Suddenly parts of my life flashed before me. In particular I thought about music and how much I loved it. And all the things I wanted to do, particularly in music, that now would never be done. It was the end of my work, the end of everything I knew. I thought back to the best parts of my life in Australia and realized they were all gone, that I would never see Australia again. Everything was over and done. I had a cold, terrible death‑like feeling gripping me inside. I felt that my life had been wasted – there were so many things left to do.

Then it occurred to me that perhaps the X-ray department had made a mistake – perhaps it was not my X-ray. So I called up the doctor in charge who had signed the report. He said to me, “Well, it is your X-ray and I’m sorry to tell you, but that’s what we see. That’s the condition.” The door was closed on all hope.

I had seen many of these X-rays myself and I had seen many specimens in this condition in the formaldehyde bottles in the pathology department. I knew what lay before me. My life was over.
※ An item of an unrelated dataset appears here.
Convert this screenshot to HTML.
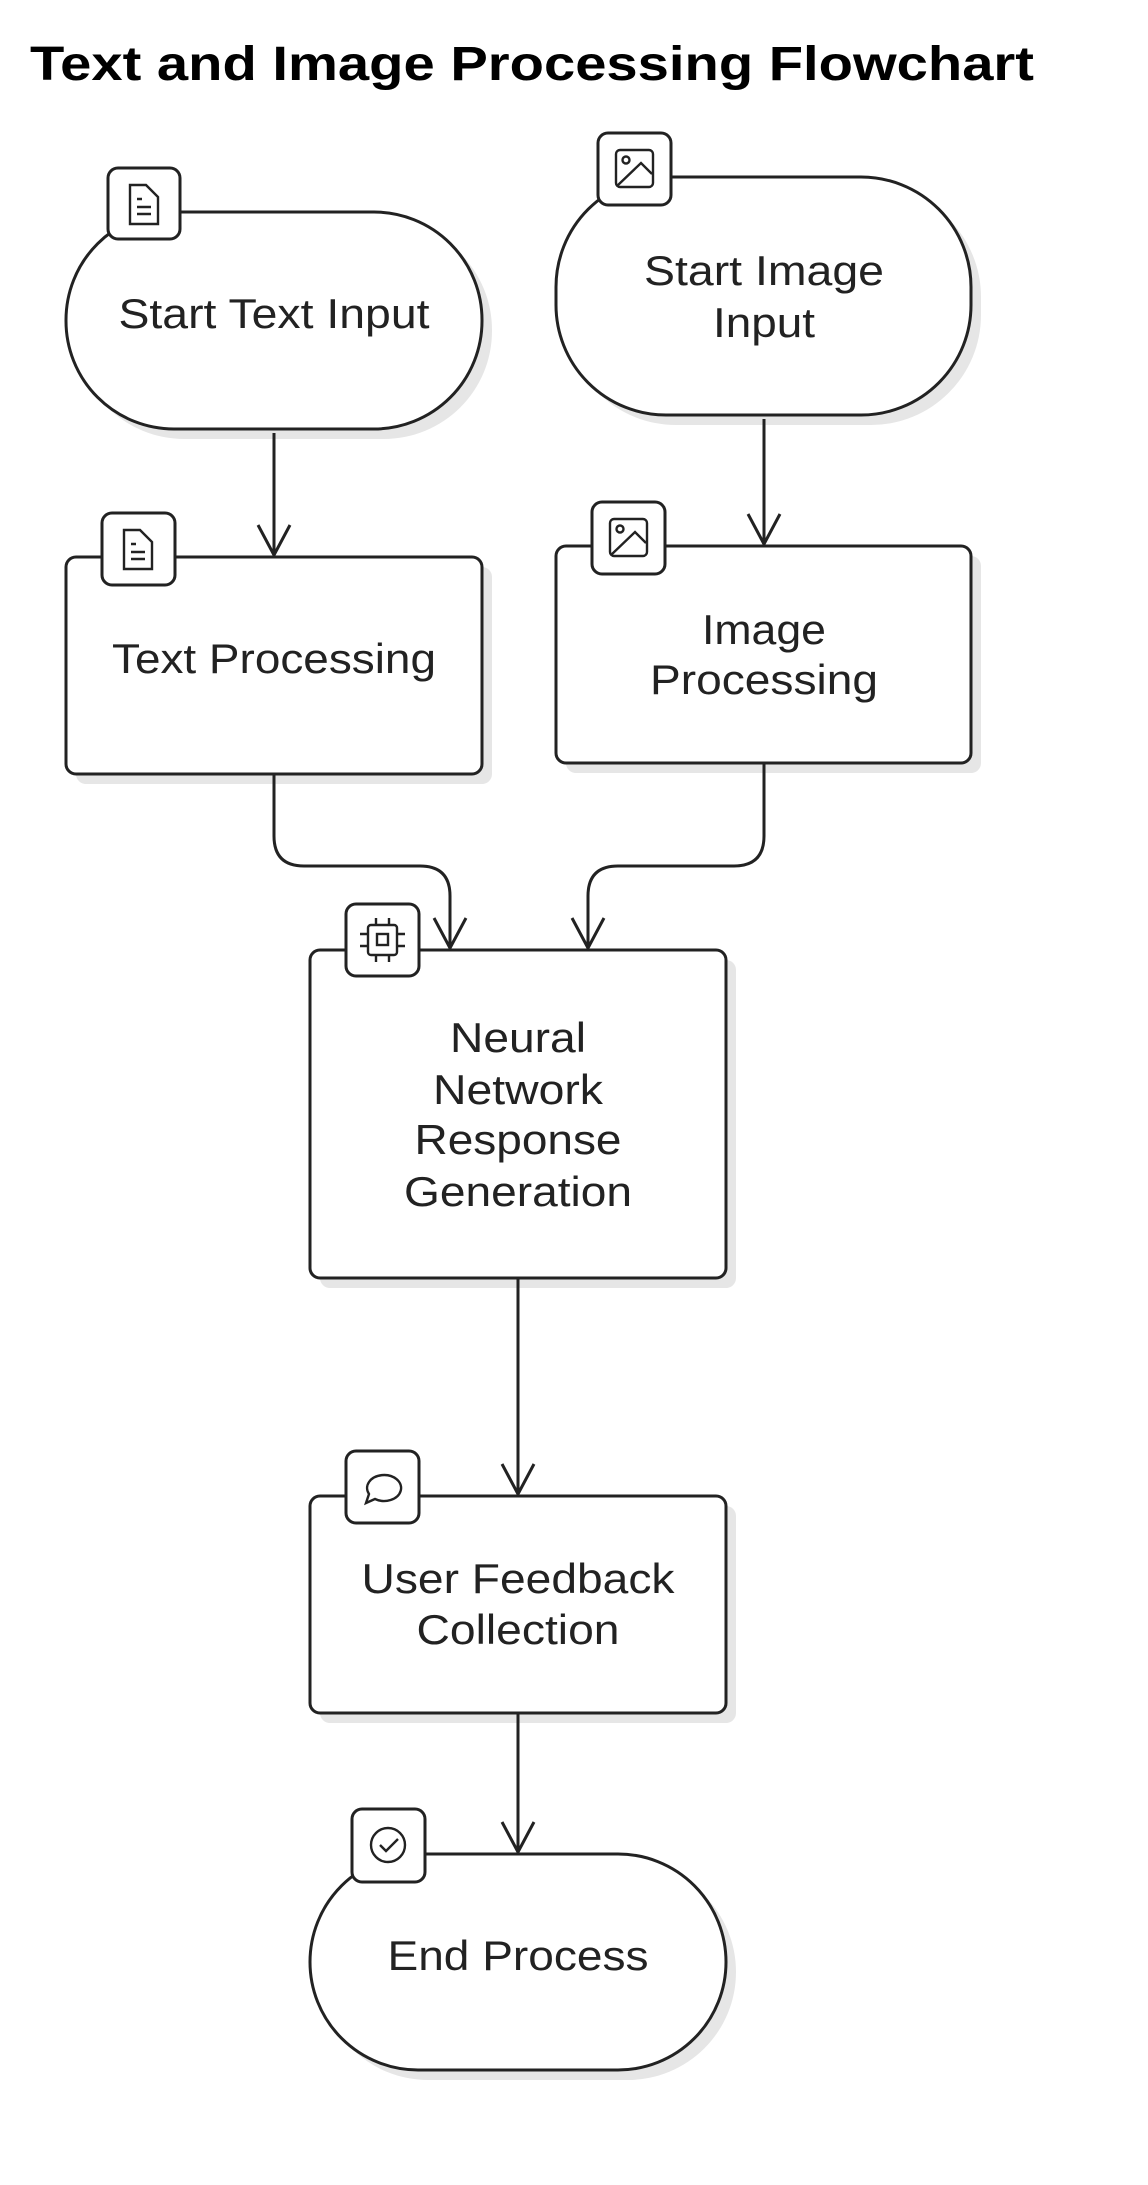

The sentence had been imposed, and there was nothing to do but wait for it to be carried out. I remembered that they say when you sentence a man to death, it is not the death that you sentence him to – it is the time before the execution when he knows with utter certainty how and when he will die.

And then the miracle occurred. The radiologist called back to say that when he re‑examined the film, he saw that the technician had made a mistake – that instead of taking the X-ray on full inspiration, it had been taken on full expiration. This incorrect technique would cause it to appear to be the type of abnormality it seemed I had. I raced over. Another X-ray was taken, and it was normal.

Now, whenever I see a patient, on whom a serious diagnosis has been made, I know what is going on in his heart, in his thymus. I had to suffer that only for a few hours. Some of them have lived with it for five or ten years. I can imagine just a little of the horror and the emptiness and deadness, of the low thymus activity, the coldness that he is feeling in his heart.

I now realize how doctors must be extremely careful never to cause such fear in their patients. There are ways of telling people such as to minimize this. And then once the patient has been told, everything must be done to re‑activate the thymus, to get him living again.